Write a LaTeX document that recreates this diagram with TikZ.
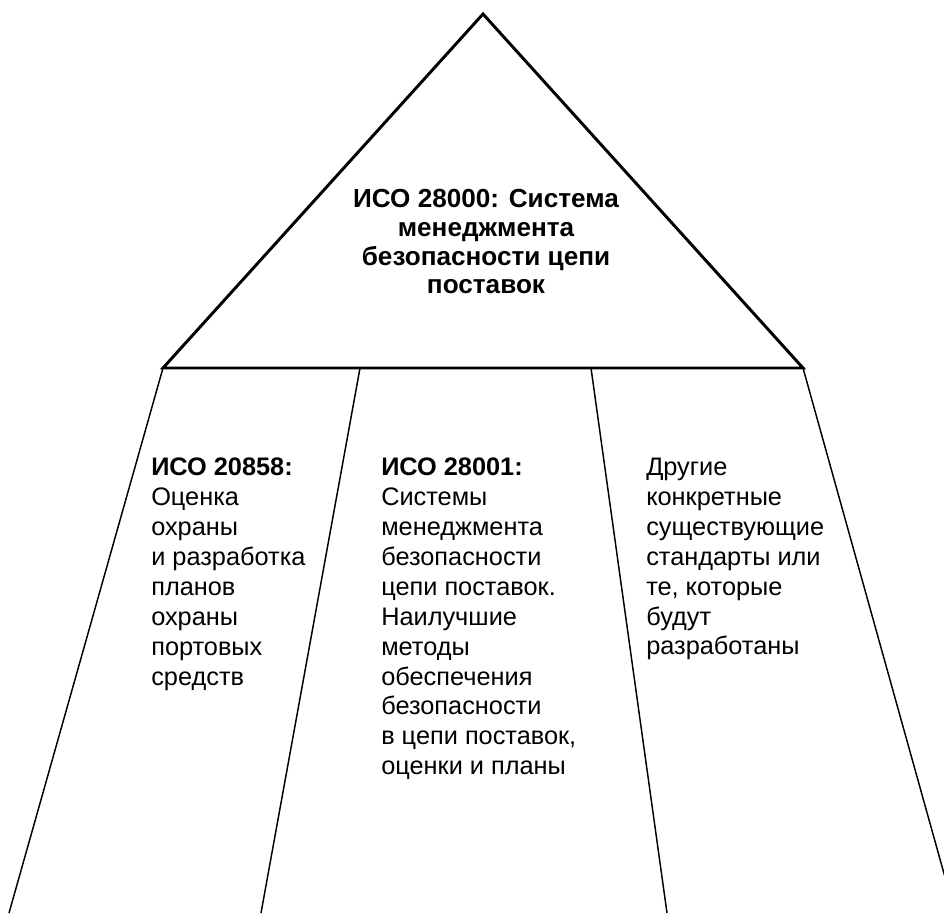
\documentclass[tikz,border=0pt]{standalone}
\usepackage{fontspec}
\setmainfont{Liberation Sans}
\begin{document}
\begin{tikzpicture}[x=0.75pt,y=-0.75pt,
  tri/.style={line width=2.2pt,line join=miter},
  col/.style={line width=1.1pt},
  titletext/.style={inner sep=0pt,anchor=north,align=center,
    font=\fontsize{19.6pt}{21.6pt}\selectfont\bfseries},
  coltext/.style={inner sep=0pt,anchor=north west,align=left,
    font=\fontsize{19pt}{22.4pt}\selectfont}]
\useasboundingbox (0,0) rectangle (944,913);
\clip (0,0) rectangle (944,913);
\coordinate (apex) at (483,14);
\coordinate (bl) at (163,368);
\coordinate (br) at (803,368);
\coordinate (t2) at (360,368);
\coordinate (t3) at (591,368);
\coordinate (b1) at (9,913);
\coordinate (b2) at (261,913);
\coordinate (b3) at (667,913);
\coordinate (b4) at (955,913);
\draw[tri] (apex) -- (br) -- (bl) -- cycle;
\draw[col] (bl) -- (b1);
\draw[col] (t2) -- (b2);
\draw[col] (t3) -- (b3);
\draw[col] (br) -- (b4);
\node[titletext] (title) at (486,189) {ИСО 28000: Система\\менеджмента\\безопасности цепи\\поставок};
\node[coltext] (left) at (151,458) {\textbf{ИСО 20858:}\\Оценка\\охраны\\и разработка\\планов\\охраны\\портовых\\средств};
\node[coltext] (mid) at (381,458) {\textbf{ИСО 28001:}\\Системы\\менеджмента\\безопасности\\цепи поставок.\\Наилучшие\\методы\\обеспечения\\безопасности\\в цепи поставок,\\оценки и планы};
\node[coltext] (right) at (646,458) {Другие\\конкретные\\существующие\\стандарты или\\те, которые\\будут\\разработаны};
\end{tikzpicture}
\end{document}
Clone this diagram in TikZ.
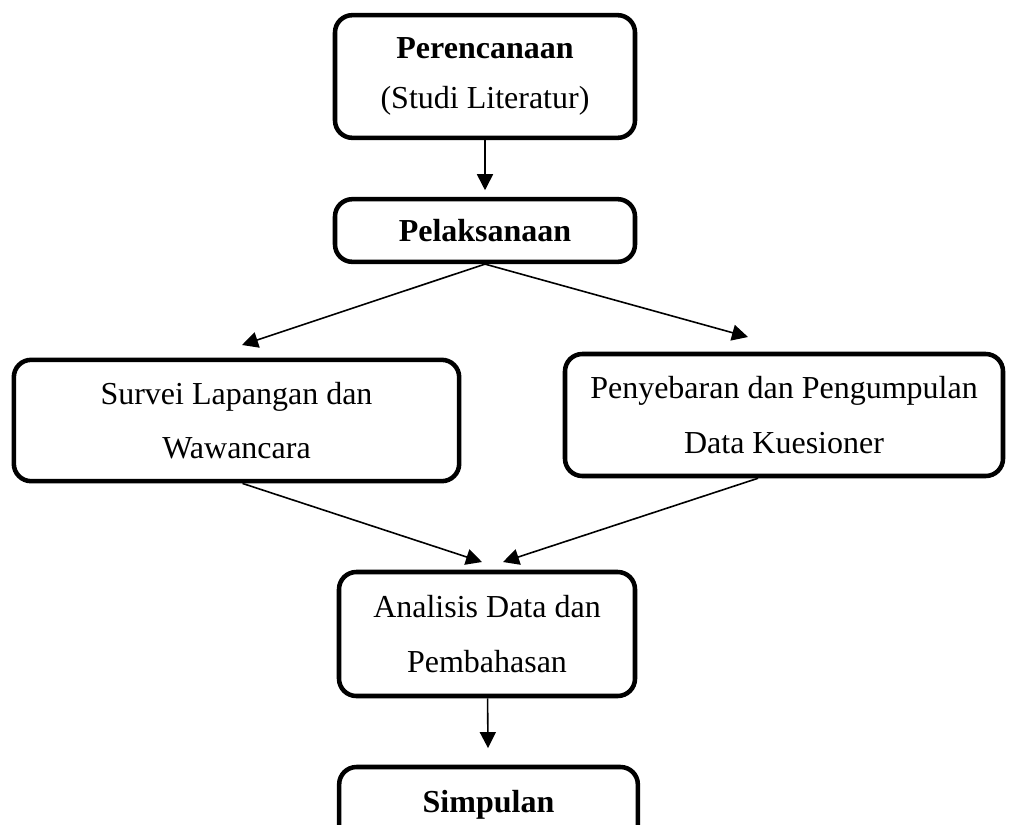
\documentclass[tikz,border=0pt]{standalone}
\usepackage{fontspec}
\setmainfont{Liberation Serif}
\usetikzlibrary{arrows.meta,calc}

\begin{document}
\begin{tikzpicture}[x=0.75pt, y=-0.75pt,
  box/.style={draw, line width=3.4pt, rounded corners=13pt, align=center, inner sep=0pt, font=\fontsize{24}{41}\selectfont},
  flow/.style={line width=1.2pt, -{Triangle[length=12pt,width=12pt]}}]
\useasboundingbox (0,0) rectangle (1009,824);
\clip (0,0) rectangle (1009,824);
% steps
\node[box, minimum width=225pt, minimum height=92pt, font=\fontsize{24}{38}\selectfont] (plan) at (485,76.5) {\textbf{Perencanaan}\\(Studi Literatur)};
\node[box, minimum width=225pt, minimum height=47pt] (exec) at (485,230.5) {\textbf{Pelaksanaan}};
\node[box, minimum width=334pt, minimum height=91pt] (survey) at (236.5,420.5) {Survei Lapangan dan\\Wawancara};
\node[box, minimum width=328.5pt, minimum height=91.5pt] (quest) at (784,415) {Penyebaran dan Pengumpulan\\Data Kuesioner};
\node[box, minimum width=222pt, minimum height=93pt] (analysis) at (487,634) {Analisis Data dan\\Pembahasan};
\node[box, minimum width=224pt, minimum height=57pt] (concl) at (488.5,805) {\textbf{Simpulan}};
% arrow ends
\coordinate (tipS) at (242,345);
\coordinate (tipQ) at (748,337);
\coordinate (inL) at (482,562);
\coordinate (inR) at (503,562);
% arrows
\draw[flow, shorten >=5pt] (plan) -- (exec);
\draw[flow] (exec.south) -- (tipS);
\draw[flow] (exec.south) -- (tipQ);
\draw[flow] ($(survey.south)+(6,0)$) -- (inL);
\draw[flow] ($(quest.south)+(-26,0)$) -- (inR);
\draw[flow, shorten >=12.5pt] (analysis) -- (concl);
\end{tikzpicture}
\end{document}
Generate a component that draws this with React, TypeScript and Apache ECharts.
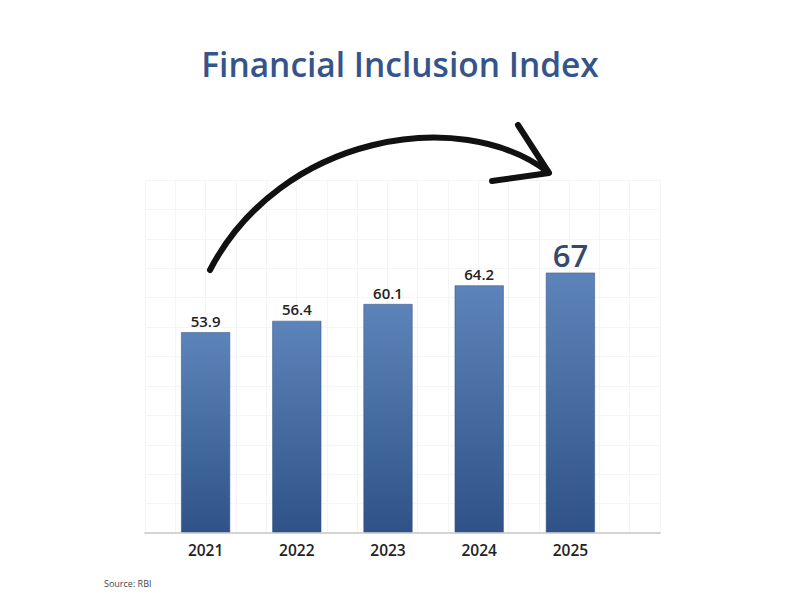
import React, { useEffect, useRef } from "react";
import * as echarts from "echarts";

const categories = ["2021", "2022", "2023", "2024", "2025"];
const values = [53.9, 56.4, 60.1, 64.2, 67];
const titleText = "Financial Inclusion Index";
const sourceText = "Source: RBI";

export default function App() {
  const ref = useRef<HTMLDivElement>(null);
  useEffect(() => {
    if (!ref.current) return;
    const chart = echarts.init(ref.current, null, { renderer: "svg" });
    const last = values.length - 1;
    const option: any = {
      animation: false,
      backgroundColor: "#ffffff",
      title: {
        text: titleText,
        left: "center",
        top: 42,
        textStyle: {
          fontFamily: "Open Sans",
          fontSize: 33.5,
          fontWeight: 600,
          color: "#35558a",
        },
      },
      grid: [
        { left: 160, right: 184, top: 168, bottom: 68 },
        { left: 145, right: 140, top: 180, bottom: 67 },
      ],
      xAxis: [
        {
          type: "category",
          data: categories,
          gridIndex: 0,
          axisLine: { show: false },
          axisTick: { show: false },
          axisLabel: {
            margin: 10,
            fontFamily: "Open Sans",
            fontSize: 15.5,
            fontWeight: 600,
            color: "#222222",
          },
          z: 3,
        },
        {
          type: "value",
          gridIndex: 1,
          min: 0,
          max: 17,
          interval: 1,
          axisLine: { show: true, lineStyle: { color: "#d4d4d4", width: 2 } },
          axisTick: { show: false },
          axisLabel: { show: false },
          splitLine: { show: true, lineStyle: { color: "#f5f5f5", width: 1 } },
        },
      ],
      yAxis: [
        {
          type: "value",
          gridIndex: 0,
          min: 10,
          max: 90,
          show: false,
          splitLine: { show: false },
        },
        {
          type: "value",
          gridIndex: 1,
          min: 0,
          max: 12,
          interval: 1,
          axisLine: { show: false },
          axisTick: { show: false },
          axisLabel: { show: false },
          splitLine: { show: true, lineStyle: { color: "#f5f5f5", width: 1 } },
        },
      ],
      series: [
        {
          type: "bar",
          xAxisIndex: 0,
          yAxisIndex: 0,
          barWidth: 49,
          z: 5,
          data: values.map((v, i) =>
            i === last
              ? {
                  value: v,
                  label: {
                    fontSize: 31,
                    fontWeight: 600,
                    color: "#34496c",
                    distance: 2,
                  },
                }
              : v
          ),
          itemStyle: {
            color: new echarts.graphic.LinearGradient(0, 0, 0, 1, [
              { offset: 0, color: "#5d84ba" },
              { offset: 1, color: "#2f5389" },
            ]),
            borderColor: "#2d4f82",
            borderWidth: 0.5,
          },
          label: {
            show: true,
            position: "top",
            distance: 4,
            fontFamily: "Open Sans",
            fontSize: 15,
            fontWeight: 600,
            color: "#222222",
          },
        },
      ],
      graphic: [
        {
          type: "bezierCurve",
          z: 10,
          shape: {
            x1: 210,
            y1: 270,
            cpx1: 280,
            cpy1: 135,
            cpx2: 460,
            cpy2: 105,
            x2: 548,
            y2: 172,
          },
          style: {
            stroke: "#111111",
            lineWidth: 6,
            fill: null,
            lineCap: "round",
          },
        },
        {
          type: "polyline",
          z: 10,
          shape: {
            points: [
              [518, 125],
              [549, 173],
              [492, 181],
            ],
          },
          style: {
            stroke: "#111111",
            lineWidth: 6,
            fill: null,
            lineCap: "round",
            lineJoin: "round",
          },
        },
        {
          type: "text",
          left: 104,
          top: 579,
          style: {
            text: sourceText,
            fontFamily: "Open Sans",
            fontSize: 9,
            fill: "#444444",
          },
        },
      ],
    };
    chart.setOption(option);
    return () => chart.dispose();
  }, []);
  return (
    <div
      ref={ref}
      style={{ position: "fixed", left: 0, top: 0, width: 800, height: 600 }}
    />
  );
}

+ + +

Reproduce the material word for word, minus the images.

Write a LaTeX document that recreates this diagram with TikZ.
\documentclass[tikz,border=0pt]{standalone}
\usepackage{fontspec}
\setmainfont{Liberation Sans}
\begin{document}
\begin{tikzpicture}[x=0.75pt,y=-0.75pt,
  tri/.style={line width=2.2pt,line join=miter},
  col/.style={line width=1.1pt},
  titletext/.style={inner sep=0pt,anchor=north,align=center,
    font=\fontsize{19.6pt}{21.6pt}\selectfont\bfseries},
  coltext/.style={inner sep=0pt,anchor=north west,align=left,
    font=\fontsize{19pt}{22.4pt}\selectfont}]
\useasboundingbox (0,0) rectangle (944,913);
\clip (0,0) rectangle (944,913);
\coordinate (apex) at (483,14);
\coordinate (bl) at (163,368);
\coordinate (br) at (803,368);
\coordinate (t2) at (360,368);
\coordinate (t3) at (591,368);
\coordinate (b1) at (9,913);
\coordinate (b2) at (261,913);
\coordinate (b3) at (667,913);
\coordinate (b4) at (955,913);
\draw[tri] (apex) -- (br) -- (bl) -- cycle;
\draw[col] (bl) -- (b1);
\draw[col] (t2) -- (b2);
\draw[col] (t3) -- (b3);
\draw[col] (br) -- (b4);
\node[titletext] (title) at (486,189) {ИСО 28000: Система\\менеджмента\\безопасности цепи\\поставок};
\node[coltext] (left) at (151,458) {\textbf{ИСО 20858:}\\Оценка\\охраны\\и разработка\\планов\\охраны\\портовых\\средств};
\node[coltext] (mid) at (381,458) {\textbf{ИСО 28001:}\\Системы\\менеджмента\\безопасности\\цепи поставок.\\Наилучшие\\методы\\обеспечения\\безопасности\\в цепи поставок,\\оценки и планы};
\node[coltext] (right) at (646,458) {Другие\\конкретные\\существующие\\стандарты или\\те, которые\\будут\\разработаны};
\end{tikzpicture}
\end{document}
Clone this diagram in TikZ.
\documentclass[tikz,border=0pt]{standalone}
\usepackage{fontspec}
\setmainfont{Liberation Serif}
\usetikzlibrary{arrows.meta,calc}

\begin{document}
\begin{tikzpicture}[x=0.75pt, y=-0.75pt,
  box/.style={draw, line width=3.4pt, rounded corners=13pt, align=center, inner sep=0pt, font=\fontsize{24}{41}\selectfont},
  flow/.style={line width=1.2pt, -{Triangle[length=12pt,width=12pt]}}]
\useasboundingbox (0,0) rectangle (1009,824);
\clip (0,0) rectangle (1009,824);
% steps
\node[box, minimum width=225pt, minimum height=92pt, font=\fontsize{24}{38}\selectfont] (plan) at (485,76.5) {\textbf{Perencanaan}\\(Studi Literatur)};
\node[box, minimum width=225pt, minimum height=47pt] (exec) at (485,230.5) {\textbf{Pelaksanaan}};
\node[box, minimum width=334pt, minimum height=91pt] (survey) at (236.5,420.5) {Survei Lapangan dan\\Wawancara};
\node[box, minimum width=328.5pt, minimum height=91.5pt] (quest) at (784,415) {Penyebaran dan Pengumpulan\\Data Kuesioner};
\node[box, minimum width=222pt, minimum height=93pt] (analysis) at (487,634) {Analisis Data dan\\Pembahasan};
\node[box, minimum width=224pt, minimum height=57pt] (concl) at (488.5,805) {\textbf{Simpulan}};
% arrow ends
\coordinate (tipS) at (242,345);
\coordinate (tipQ) at (748,337);
\coordinate (inL) at (482,562);
\coordinate (inR) at (503,562);
% arrows
\draw[flow, shorten >=5pt] (plan) -- (exec);
\draw[flow] (exec.south) -- (tipS);
\draw[flow] (exec.south) -- (tipQ);
\draw[flow] ($(survey.south)+(6,0)$) -- (inL);
\draw[flow] ($(quest.south)+(-26,0)$) -- (inR);
\draw[flow, shorten >=12.5pt] (analysis) -- (concl);
\end{tikzpicture}
\end{document}
Generate a component that draws this with React, TypeScript and Apache ECharts.
import React, { useEffect, useRef } from "react";
import * as echarts from "echarts";

const categories = ["2021", "2022", "2023", "2024", "2025"];
const values = [53.9, 56.4, 60.1, 64.2, 67];
const titleText = "Financial Inclusion Index";
const sourceText = "Source: RBI";

export default function App() {
  const ref = useRef<HTMLDivElement>(null);
  useEffect(() => {
    if (!ref.current) return;
    const chart = echarts.init(ref.current, null, { renderer: "svg" });
    const last = values.length - 1;
    const option: any = {
      animation: false,
      backgroundColor: "#ffffff",
      title: {
        text: titleText,
        left: "center",
        top: 42,
        textStyle: {
          fontFamily: "Open Sans",
          fontSize: 33.5,
          fontWeight: 600,
          color: "#35558a",
        },
      },
      grid: [
        { left: 160, right: 184, top: 168, bottom: 68 },
        { left: 145, right: 140, top: 180, bottom: 67 },
      ],
      xAxis: [
        {
          type: "category",
          data: categories,
          gridIndex: 0,
          axisLine: { show: false },
          axisTick: { show: false },
          axisLabel: {
            margin: 10,
            fontFamily: "Open Sans",
            fontSize: 15.5,
            fontWeight: 600,
            color: "#222222",
          },
          z: 3,
        },
        {
          type: "value",
          gridIndex: 1,
          min: 0,
          max: 17,
          interval: 1,
          axisLine: { show: true, lineStyle: { color: "#d4d4d4", width: 2 } },
          axisTick: { show: false },
          axisLabel: { show: false },
          splitLine: { show: true, lineStyle: { color: "#f5f5f5", width: 1 } },
        },
      ],
      yAxis: [
        {
          type: "value",
          gridIndex: 0,
          min: 10,
          max: 90,
          show: false,
          splitLine: { show: false },
        },
        {
          type: "value",
          gridIndex: 1,
          min: 0,
          max: 12,
          interval: 1,
          axisLine: { show: false },
          axisTick: { show: false },
          axisLabel: { show: false },
          splitLine: { show: true, lineStyle: { color: "#f5f5f5", width: 1 } },
        },
      ],
      series: [
        {
          type: "bar",
          xAxisIndex: 0,
          yAxisIndex: 0,
          barWidth: 49,
          z: 5,
          data: values.map((v, i) =>
            i === last
              ? {
                  value: v,
                  label: {
                    fontSize: 31,
                    fontWeight: 600,
                    color: "#34496c",
                    distance: 2,
                  },
                }
              : v
          ),
          itemStyle: {
            color: new echarts.graphic.LinearGradient(0, 0, 0, 1, [
              { offset: 0, color: "#5d84ba" },
              { offset: 1, color: "#2f5389" },
            ]),
            borderColor: "#2d4f82",
            borderWidth: 0.5,
          },
          label: {
            show: true,
            position: "top",
            distance: 4,
            fontFamily: "Open Sans",
            fontSize: 15,
            fontWeight: 600,
            color: "#222222",
          },
        },
      ],
      graphic: [
        {
          type: "bezierCurve",
          z: 10,
          shape: {
            x1: 210,
            y1: 270,
            cpx1: 280,
            cpy1: 135,
            cpx2: 460,
            cpy2: 105,
            x2: 548,
            y2: 172,
          },
          style: {
            stroke: "#111111",
            lineWidth: 6,
            fill: null,
            lineCap: "round",
          },
        },
        {
          type: "polyline",
          z: 10,
          shape: {
            points: [
              [518, 125],
              [549, 173],
              [492, 181],
            ],
          },
          style: {
            stroke: "#111111",
            lineWidth: 6,
            fill: null,
            lineCap: "round",
            lineJoin: "round",
          },
        },
        {
          type: "text",
          left: 104,
          top: 579,
          style: {
            text: sourceText,
            fontFamily: "Open Sans",
            fontSize: 9,
            fill: "#444444",
          },
        },
      ],
    };
    chart.setOption(option);
    return () => chart.dispose();
  }, []);
  return (
    <div
      ref={ref}
      style={{ position: "fixed", left: 0, top: 0, width: 800, height: 600 }}
    />
  );
}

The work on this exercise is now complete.